Anyway, we had a family meeting not long after that and I was talking about how we would live together in one house as a family this year. It is a good thing to do each year as so much changes from year to year.  It made me think it was a great way to live...being other-centred that allowed for “Yielding and forgiving”, working around each other, forgiving quickly when we get in each others way, empowering each other to stay on track and encouraging each other, building confidence as each person steps out, knowing we will support that, not get in each others way. Knowing we don't have to stop all the time and command our own space and especially not “honking” at each other because things are not always going our own way.  Of course there needs to be rules and guidelines and maybe they need to be more than a “suggestion”, but even when rules are broken, living in such a way where we “yield and forgive”, like the grace that God gives us when His rules are broken. It is definitely a better way to live, is it not? 

Imagine what life would be like if we lived this way in everything.  I can’t explain it but in Vietnam, it was freeing, it built my confidence, I felt empowered and it was exciting. I know that under God’s grace and forgiveness I feel the same, and to live that out towards others is surely the way we are called to live.

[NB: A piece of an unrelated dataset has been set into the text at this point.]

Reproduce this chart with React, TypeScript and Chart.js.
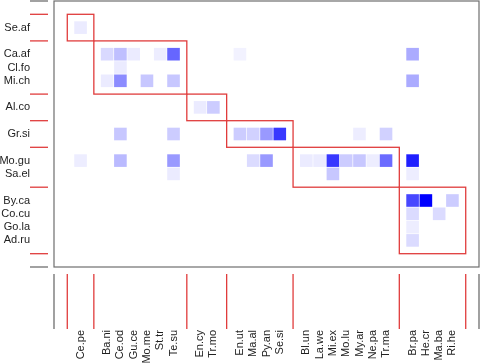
import React, { useEffect, useRef } from 'react';
import { Chart, registerables } from 'chart.js';
Chart.register(...registerables);

// Row (lower level) species grouped by module
const rowModules: string[][] = [
  ['Se.af'],
  ['Ca.af', 'Cl.fo', 'Mi.ch'],
  ['Al.co'],
  ['Gr.si'],
  ['Mo.gu', 'Sa.el'],
  ['By.ca', 'Co.cu', 'Go.la', 'Ad.ru'],
];

// Column (higher level) species grouped by module
const colModules: string[][] = [
  ['Ce.pe'],
  ['Ba.ni', 'Ce.od', 'Gu.ce', 'Mo.me', 'St.tr', 'Te.su'],
  ['En.cy', 'Tr.mo'],
  ['En.ut', 'Ma.al', 'Py.an', 'Se.si'],
  ['Bl.un', 'La.we', 'Mi.ex', 'Mo.lu', 'My.ar', 'Ne.pa', 'Tr.ma'],
  ['Br.pa', 'He.cr', 'Ma.ba', 'Ri.he'],
];

// Interaction strength (relative, 1 = strongest)
const interactions: [string, string, number][] = [
  ['Se.af', 'Ce.pe', 0.08],
  ['Ca.af', 'Ba.ni', 0.15],
  ['Ca.af', 'Ce.od', 0.25],
  ['Ca.af', 'Gu.ce', 0.08],
  ['Ca.af', 'St.tr', 0.07],
  ['Ca.af', 'Te.su', 0.6],
  ['Ca.af', 'En.ut', 0.05],
  ['Ca.af', 'Br.pa', 0.33],
  ['Cl.fo', 'Ce.od', 0.08],
  ['Mi.ch', 'Ba.ni', 0.08],
  ['Mi.ch', 'Ce.od', 0.45],
  ['Mi.ch', 'Mo.me', 0.22],
  ['Mi.ch', 'Te.su', 0.22],
  ['Mi.ch', 'Br.pa', 0.33],
  ['Al.co', 'En.cy', 0.08],
  ['Al.co', 'Tr.mo', 0.2],
  ['Gr.si', 'Ce.od', 0.22],
  ['Gr.si', 'Te.su', 0.2],
  ['Gr.si', 'En.ut', 0.2],
  ['Gr.si', 'Ma.al', 0.18],
  ['Gr.si', 'Py.an', 0.4],
  ['Gr.si', 'Se.si', 0.78],
  ['Gr.si', 'My.ar', 0.07],
  ['Gr.si', 'Tr.ma', 0.18],
  ['Mo.gu', 'Ce.pe', 0.07],
  ['Mo.gu', 'Ce.od', 0.27],
  ['Mo.gu', 'Te.su', 0.4],
  ['Mo.gu', 'Ma.al', 0.14],
  ['Mo.gu', 'Py.an', 0.4],
  ['Mo.gu', 'Bl.un', 0.08],
  ['Mo.gu', 'La.we', 0.08],
  ['Mo.gu', 'Mi.ex', 0.78],
  ['Mo.gu', 'Mo.lu', 0.2],
  ['Mo.gu', 'My.ar', 0.22],
  ['Mo.gu', 'Ne.pa', 0.07],
  ['Mo.gu', 'Tr.ma', 0.58],
  ['Mo.gu', 'Br.pa', 0.88],
  ['Sa.el', 'Te.su', 0.08],
  ['Sa.el', 'Mi.ex', 0.22],
  ['Sa.el', 'Br.pa', 0.07],
  ['By.ca', 'Br.pa', 0.72],
  ['By.ca', 'He.cr', 1.0],
  ['By.ca', 'Ri.he', 0.2],
  ['Co.cu', 'Br.pa', 0.14],
  ['Co.cu', 'Ma.ba', 0.14],
  ['Go.la', 'Br.pa', 0.07],
  ['Ad.ru', 'Br.pa', 0.14],
];

const RED = '#e03c3c';
const GREY = '#6e6e6e';
const TEXT = '#222222';
const FONT = "'Liberation Sans', Arial, sans-serif";

function buildLayout(mods: string[][]) {
  const pos: Record<string, number> = {};
  const names: Record<number, string> = {};
  const gaps: number[] = [0];
  let i = 1;
  for (const m of mods) {
    for (const n of m) {
      pos[n] = i;
      names[i] = n;
      i++;
    }
    gaps.push(i);
    i++;
  }
  return { pos, names, gaps, count: i };
}

const rowL = buildLayout(rowModules);
const colL = buildLayout(colModules);

function shade(v: number) {
  const c = Math.round(255 * (1 - v));
  return `rgb(${c},${c},255)`;
}

const decor = {
  id: 'decor',
  afterDraw(chart: any) {
    const { ctx, chartArea: a } = chart;
    const xs = chart.scales.x;
    const ys = chart.scales.y;
    ctx.save();
    // frame
    ctx.strokeStyle = GREY;
    ctx.lineWidth = 1.2;
    ctx.strokeRect(a.left, a.top, a.right - a.left, a.bottom - a.top);
    // module rectangles
    ctx.strokeStyle = RED;
    ctx.lineWidth = 1.3;
    for (let k = 0; k < rowModules.length; k++) {
      const x0 = xs.getPixelForValue(colL.gaps[k]);
      const x1 = xs.getPixelForValue(colL.gaps[k + 1]);
      const y0 = ys.getPixelForValue(rowL.gaps[k]);
      const y1 = ys.getPixelForValue(rowL.gaps[k + 1]);
      ctx.strokeRect(x0, y0, x1 - x0, y1 - y0);
    }
    // left axis marks
    const lx0 = a.left - 24;
    const lx1 = a.left - 6;
    const hline = (yy: number, col: string) => {
      ctx.strokeStyle = col;
      ctx.beginPath();
      ctx.moveTo(lx0, yy);
      ctx.lineTo(lx1, yy);
      ctx.stroke();
    };
    hline(a.top, GREY);
    hline(a.bottom, GREY);
    for (const g of rowL.gaps) hline(ys.getPixelForValue(g), RED);
    // bottom axis marks
    const by0 = a.bottom + 7;
    const by1 = a.bottom + 62;
    const vline = (xx: number, col: string) => {
      ctx.strokeStyle = col;
      ctx.beginPath();
      ctx.moveTo(xx, by0);
      ctx.lineTo(xx, by1);
      ctx.stroke();
    };
    vline(a.left, GREY);
    vline(a.right, GREY);
    for (const g of colL.gaps) vline(xs.getPixelForValue(g), RED);
    ctx.restore();
  },
};

function cellRadius(c: any) {
  const xs = c.chart.scales.x;
  const unit = xs ? Math.abs(xs.getPixelForValue(1) - xs.getPixelForValue(0)) : 13;
  return (unit * 0.95) / Math.SQRT2;
}

export default function App() {
  const ref = useRef<HTMLCanvasElement | null>(null);
  useEffect(() => {
    if (!ref.current) return;
    const data = interactions.map(([r, c]) => ({ x: colL.pos[c], y: rowL.pos[r] }));
    const colors = interactions.map(([, , v]) => shade(v));
    const chart = new Chart(ref.current, {
      type: 'scatter',
      data: {
        datasets: [
          {
            data,
            backgroundColor: colors,
            borderWidth: 0,
            pointStyle: 'rect',
            pointRadius: cellRadius,
            pointHoverRadius: cellRadius,
          },
        ],
      },
      options: {
        animation: false,
        responsive: true,
        maintainAspectRatio: false,
        events: [],
        layout: { padding: { top: 1, right: 1, left: 0, bottom: 0 } },
        plugins: { legend: { display: false }, tooltip: { enabled: false } },
        scales: {
          x: {
            type: 'linear',
            position: 'bottom',
            min: -1,
            max: colL.count,
            grid: { display: false, drawTicks: false },
            border: { display: false },
            afterBuildTicks: (s: any) => {
              s.ticks = Object.keys(colL.names).map((k) => ({ value: Number(k) }));
            },
            afterFit: (s: any) => {
              s.height = 96;
              s.paddingLeft = 0;
              s.paddingRight = 0;
            },
            ticks: {
              autoSkip: false,
              minRotation: 90,
              maxRotation: 90,
              padding: 63,
              color: TEXT,
              font: { family: FONT, size: 11 },
              callback: (v: any) => colL.names[Number(v)] ?? '',
            },
          },
          y: {
            type: 'linear',
            reverse: true,
            min: -1,
            max: rowL.count,
            grid: { display: false, drawTicks: false },
            border: { display: false },
            afterBuildTicks: (s: any) => {
              s.ticks = Object.keys(rowL.names).map((k) => ({ value: Number(k) }));
            },
            afterFit: (s: any) => {
              s.width = 54;
              s.paddingTop = 0;
              s.paddingBottom = 0;
            },
            ticks: {
              autoSkip: false,
              padding: 24,
              color: TEXT,
              font: { family: FONT, size: 11 },
              callback: (v: any) => rowL.names[Number(v)] ?? '',
            },
          },
        },
      },
      plugins: [decor],
    } as any);
    return () => chart.destroy();
  }, []);
  return (
    <div style={{ position: 'fixed', left: 0, top: 0, width: 480, height: 363, background: '#fff' }}>
      <canvas ref={ref} />
    </div>
  );
}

Of course it only works when we all live the same way. As soon as someone breaks that rhythm ... crashes happen. And in families or households (close quarters) it happens all the time.

The question is how should we respond, “blame or punishment” or “yield and forgive.” It certainly started some good conversation in our family that day and although it sounded like a such a great idea, it has become very challenging to live it out in our family daily. How about yours?